»»
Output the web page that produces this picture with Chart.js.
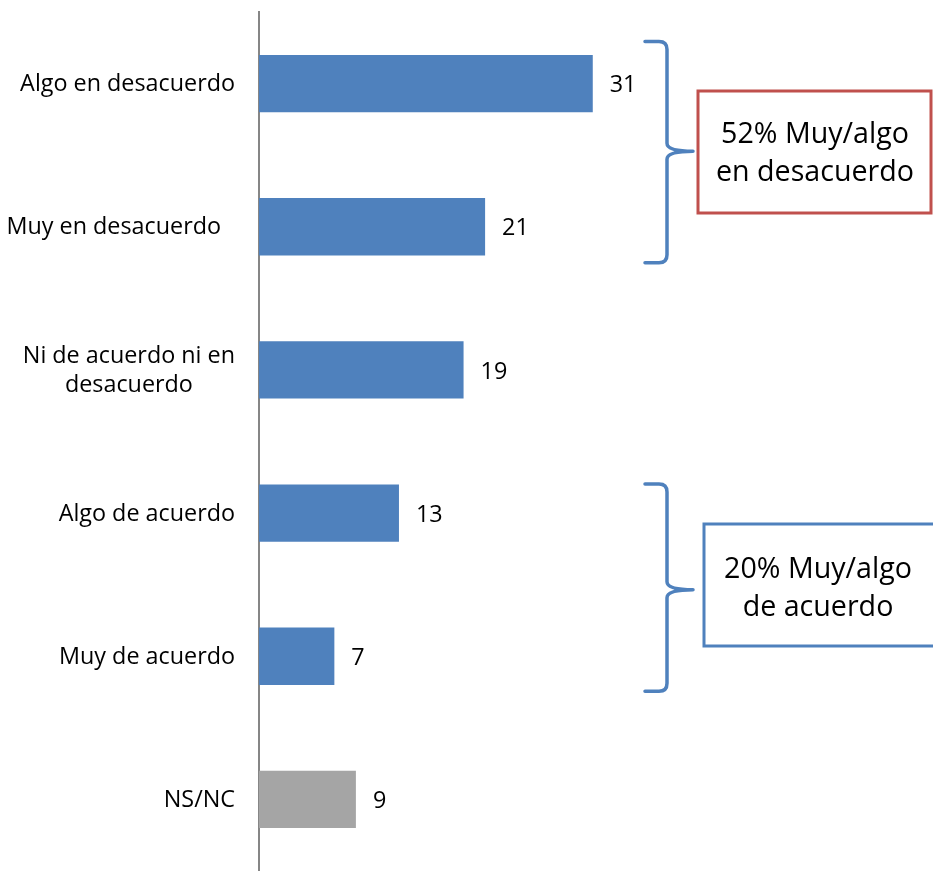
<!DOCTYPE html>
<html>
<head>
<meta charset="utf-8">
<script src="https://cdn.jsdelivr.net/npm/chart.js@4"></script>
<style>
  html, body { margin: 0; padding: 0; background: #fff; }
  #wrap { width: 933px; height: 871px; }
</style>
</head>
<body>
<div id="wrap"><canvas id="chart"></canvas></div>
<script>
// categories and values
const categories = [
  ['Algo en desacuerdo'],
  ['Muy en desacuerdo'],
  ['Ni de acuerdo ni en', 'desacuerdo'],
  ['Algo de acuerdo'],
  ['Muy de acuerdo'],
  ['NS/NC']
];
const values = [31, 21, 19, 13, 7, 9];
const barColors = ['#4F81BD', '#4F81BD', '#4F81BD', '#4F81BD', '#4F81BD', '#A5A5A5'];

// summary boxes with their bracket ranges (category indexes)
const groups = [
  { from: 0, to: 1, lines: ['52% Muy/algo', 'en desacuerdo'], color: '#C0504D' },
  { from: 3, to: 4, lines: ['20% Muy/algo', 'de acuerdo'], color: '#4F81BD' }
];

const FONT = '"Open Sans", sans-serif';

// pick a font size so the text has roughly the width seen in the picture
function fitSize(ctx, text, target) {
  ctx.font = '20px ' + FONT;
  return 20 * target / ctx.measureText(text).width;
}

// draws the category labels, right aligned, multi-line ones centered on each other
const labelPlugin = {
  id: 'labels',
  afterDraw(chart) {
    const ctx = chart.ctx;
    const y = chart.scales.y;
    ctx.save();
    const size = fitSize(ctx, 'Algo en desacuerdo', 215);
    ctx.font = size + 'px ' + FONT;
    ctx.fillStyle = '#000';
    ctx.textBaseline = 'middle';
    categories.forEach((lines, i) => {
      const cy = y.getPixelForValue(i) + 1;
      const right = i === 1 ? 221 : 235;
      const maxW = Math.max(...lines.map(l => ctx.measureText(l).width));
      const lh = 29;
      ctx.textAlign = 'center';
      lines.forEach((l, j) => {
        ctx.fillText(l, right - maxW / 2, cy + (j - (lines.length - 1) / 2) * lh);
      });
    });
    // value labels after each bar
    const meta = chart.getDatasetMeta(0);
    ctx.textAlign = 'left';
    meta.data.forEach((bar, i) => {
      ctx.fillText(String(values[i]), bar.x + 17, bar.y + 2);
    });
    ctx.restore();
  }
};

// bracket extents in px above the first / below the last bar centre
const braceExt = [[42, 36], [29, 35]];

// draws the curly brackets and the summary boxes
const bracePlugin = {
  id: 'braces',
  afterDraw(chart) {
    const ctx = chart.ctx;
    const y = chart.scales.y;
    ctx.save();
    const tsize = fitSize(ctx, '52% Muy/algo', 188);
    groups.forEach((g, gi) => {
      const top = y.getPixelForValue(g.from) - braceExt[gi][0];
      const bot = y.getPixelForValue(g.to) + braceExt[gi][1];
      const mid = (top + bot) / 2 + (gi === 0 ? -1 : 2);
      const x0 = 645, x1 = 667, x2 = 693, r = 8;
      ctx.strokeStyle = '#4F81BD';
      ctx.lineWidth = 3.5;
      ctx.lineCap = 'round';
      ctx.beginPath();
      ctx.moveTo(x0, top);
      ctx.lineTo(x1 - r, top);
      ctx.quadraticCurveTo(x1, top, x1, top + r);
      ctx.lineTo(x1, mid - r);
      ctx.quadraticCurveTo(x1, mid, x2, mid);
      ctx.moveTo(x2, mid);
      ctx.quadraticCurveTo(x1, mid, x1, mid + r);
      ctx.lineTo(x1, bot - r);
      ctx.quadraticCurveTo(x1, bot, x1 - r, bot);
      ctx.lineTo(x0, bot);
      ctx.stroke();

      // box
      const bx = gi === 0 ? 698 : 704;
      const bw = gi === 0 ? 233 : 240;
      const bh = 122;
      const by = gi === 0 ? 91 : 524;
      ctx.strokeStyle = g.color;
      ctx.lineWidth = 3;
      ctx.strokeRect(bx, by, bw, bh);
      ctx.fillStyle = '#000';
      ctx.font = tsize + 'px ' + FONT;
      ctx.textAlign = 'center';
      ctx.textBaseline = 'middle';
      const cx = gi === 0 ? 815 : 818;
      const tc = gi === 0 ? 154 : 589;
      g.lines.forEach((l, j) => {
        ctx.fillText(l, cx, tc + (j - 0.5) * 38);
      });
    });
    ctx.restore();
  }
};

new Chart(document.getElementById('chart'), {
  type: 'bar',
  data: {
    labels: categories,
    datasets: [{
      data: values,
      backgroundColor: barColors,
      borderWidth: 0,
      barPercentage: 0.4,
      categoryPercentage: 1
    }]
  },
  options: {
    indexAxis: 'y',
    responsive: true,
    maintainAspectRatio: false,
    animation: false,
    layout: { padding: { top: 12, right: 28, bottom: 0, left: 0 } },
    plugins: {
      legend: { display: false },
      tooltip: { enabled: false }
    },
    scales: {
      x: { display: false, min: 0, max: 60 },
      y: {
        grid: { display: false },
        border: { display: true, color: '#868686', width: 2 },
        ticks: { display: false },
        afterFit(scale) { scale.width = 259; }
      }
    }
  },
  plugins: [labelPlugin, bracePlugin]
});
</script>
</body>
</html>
««
Transcribe the whole listing exactly. Pictures stay out of your copy.

The completed task |
Output the web page that produces this picture with Chart.js.
<!DOCTYPE html>
<html>
<head>
<meta charset="utf-8">
<script src="https://cdn.jsdelivr.net/npm/chart.js@4"></script>
<style>
  html, body { margin: 0; padding: 0; background: #fff; }
  #wrap { width: 933px; height: 871px; }
</style>
</head>
<body>
<div id="wrap"><canvas id="chart"></canvas></div>
<script>
// categories and values
const categories = [
  ['Algo en desacuerdo'],
  ['Muy en desacuerdo'],
  ['Ni de acuerdo ni en', 'desacuerdo'],
  ['Algo de acuerdo'],
  ['Muy de acuerdo'],
  ['NS/NC']
];
const values = [31, 21, 19, 13, 7, 9];
const barColors = ['#4F81BD', '#4F81BD', '#4F81BD', '#4F81BD', '#4F81BD', '#A5A5A5'];

// summary boxes with their bracket ranges (category indexes)
const groups = [
  { from: 0, to: 1, lines: ['52% Muy/algo', 'en desacuerdo'], color: '#C0504D' },
  { from: 3, to: 4, lines: ['20% Muy/algo', 'de acuerdo'], color: '#4F81BD' }
];

const FONT = '"Open Sans", sans-serif';

// pick a font size so the text has roughly the width seen in the picture
function fitSize(ctx, text, target) {
  ctx.font = '20px ' + FONT;
  return 20 * target / ctx.measureText(text).width;
}

// draws the category labels, right aligned, multi-line ones centered on each other
const labelPlugin = {
  id: 'labels',
  afterDraw(chart) {
    const ctx = chart.ctx;
    const y = chart.scales.y;
    ctx.save();
    const size = fitSize(ctx, 'Algo en desacuerdo', 215);
    ctx.font = size + 'px ' + FONT;
    ctx.fillStyle = '#000';
    ctx.textBaseline = 'middle';
    categories.forEach((lines, i) => {
      const cy = y.getPixelForValue(i) + 1;
      const right = i === 1 ? 221 : 235;
      const maxW = Math.max(...lines.map(l => ctx.measureText(l).width));
      const lh = 29;
      ctx.textAlign = 'center';
      lines.forEach((l, j) => {
        ctx.fillText(l, right - maxW / 2, cy + (j - (lines.length - 1) / 2) * lh);
      });
    });
    // value labels after each bar
    const meta = chart.getDatasetMeta(0);
    ctx.textAlign = 'left';
    meta.data.forEach((bar, i) => {
      ctx.fillText(String(values[i]), bar.x + 17, bar.y + 2);
    });
    ctx.restore();
  }
};

// bracket extents in px above the first / below the last bar centre
const braceExt = [[42, 36], [29, 35]];

// draws the curly brackets and the summary boxes
const bracePlugin = {
  id: 'braces',
  afterDraw(chart) {
    const ctx = chart.ctx;
    const y = chart.scales.y;
    ctx.save();
    const tsize = fitSize(ctx, '52% Muy/algo', 188);
    groups.forEach((g, gi) => {
      const top = y.getPixelForValue(g.from) - braceExt[gi][0];
      const bot = y.getPixelForValue(g.to) + braceExt[gi][1];
      const mid = (top + bot) / 2 + (gi === 0 ? -1 : 2);
      const x0 = 645, x1 = 667, x2 = 693, r = 8;
      ctx.strokeStyle = '#4F81BD';
      ctx.lineWidth = 3.5;
      ctx.lineCap = 'round';
      ctx.beginPath();
      ctx.moveTo(x0, top);
      ctx.lineTo(x1 - r, top);
      ctx.quadraticCurveTo(x1, top, x1, top + r);
      ctx.lineTo(x1, mid - r);
      ctx.quadraticCurveTo(x1, mid, x2, mid);
      ctx.moveTo(x2, mid);
      ctx.quadraticCurveTo(x1, mid, x1, mid + r);
      ctx.lineTo(x1, bot - r);
      ctx.quadraticCurveTo(x1, bot, x1 - r, bot);
      ctx.lineTo(x0, bot);
      ctx.stroke();

      // box
      const bx = gi === 0 ? 698 : 704;
      const bw = gi === 0 ? 233 : 240;
      const bh = 122;
      const by = gi === 0 ? 91 : 524;
      ctx.strokeStyle = g.color;
      ctx.lineWidth = 3;
      ctx.strokeRect(bx, by, bw, bh);
      ctx.fillStyle = '#000';
      ctx.font = tsize + 'px ' + FONT;
      ctx.textAlign = 'center';
      ctx.textBaseline = 'middle';
      const cx = gi === 0 ? 815 : 818;
      const tc = gi === 0 ? 154 : 589;
      g.lines.forEach((l, j) => {
        ctx.fillText(l, cx, tc + (j - 0.5) * 38);
      });
    });
    ctx.restore();
  }
};

new Chart(document.getElementById('chart'), {
  type: 'bar',
  data: {
    labels: categories,
    datasets: [{
      data: values,
      backgroundColor: barColors,
      borderWidth: 0,
      barPercentage: 0.4,
      categoryPercentage: 1
    }]
  },
  options: {
    indexAxis: 'y',
    responsive: true,
    maintainAspectRatio: false,
    animation: false,
    layout: { padding: { top: 12, right: 28, bottom: 0, left: 0 } },
    plugins: {
      legend: { display: false },
      tooltip: { enabled: false }
    },
    scales: {
      x: { display: false, min: 0, max: 60 },
      y: {
        grid: { display: false },
        border: { display: true, color: '#868686', width: 2 },
        ticks: { display: false },
        afterFit(scale) { scale.width = 259; }
      }
    }
  },
  plugins: [labelPlugin, bracePlugin]
});
</script>
</body>
</html>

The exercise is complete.